As you can see, most of the red dots (i.e. times when you run out of money) occur when the real returns over the first 10 years of retirement are quite low (<5% per year). This demonstrates why the sequence of returns, particularly in the first decade of retirement, can be so important.

This is where Dave Ramsey went wrong when arguing for an 8% withdrawal rate. This only works as long as you don’t get unlucky during the first 10 years of retirement! Given that the probability that you run out of money over a 30-year timeframe is only a little worse than a coin flip (42%), Ramsey’s advice is far riskier for a retiree than he might have initially imagined.

However, to Dave’s credit, an 8% withdrawal rate would’ve survived every 30-year simulation since 1978. While there is some recency bias in this result, it is still technically correct and an argument in favor of an 8% withdrawal rate.

Now that we’ve examined how safe an 8% withdrawal rate is, let’s wrap things up by discussing the results and what might be a more conservative approach for retirees.

## The Bottom Line

After reviewing the actual simulation results using an 8% withdrawal rate, I have to admit that I was a bit surprised. I expected them to be far worse than they actually were. This suggests that Ramsey may be more *directionally accurate* in his assessment that withdrawal rates can be higher than what we typically hear. However, going on to suggest an 8% withdrawal rate in a 100% stock portfolio seems like a bit much to me.

You have to remember that the 4% safe withdrawal rate (“4% Rule”) popularized by William Bengen in the early 1990s was based on someone using a 50/50 U.S. stock/U.S. bond portfolio, not 100% stocks. And, even when you use 100% stocks, your withdrawal rate can increase above 4%, but not by much.

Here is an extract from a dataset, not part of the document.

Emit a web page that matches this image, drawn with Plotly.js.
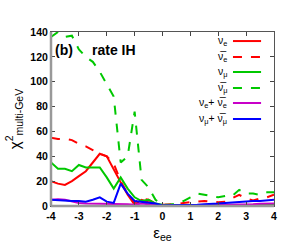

I tested this by running the same 30-year retirement simulations with withdrawal rates ranging from 3% to 10% using AIVSX and found that a 4%-5% withdrawal rate is still the sweet spot. Withdrawing 4%-5% annually (while adjusting your spending for inflation) is the range where you are unlikely to run out of money even within a 100% equity portfolio:

Once you go above 5%, the chance of you running out of funds begins to increase significantly. Of course, there are ways to go above a 5% withdrawal rate without increasing the risk of running out of money, but that requires a big change in how you spend money in retirement.

Regardless of how you decide to spend your money in retirement, this analysis illustrates that there is no “right” withdrawal rate. There are only different risks and the tradeoffs associated with them. Whether you are willing to take these risks and live with these tradeoffs is, ultimately, up to you.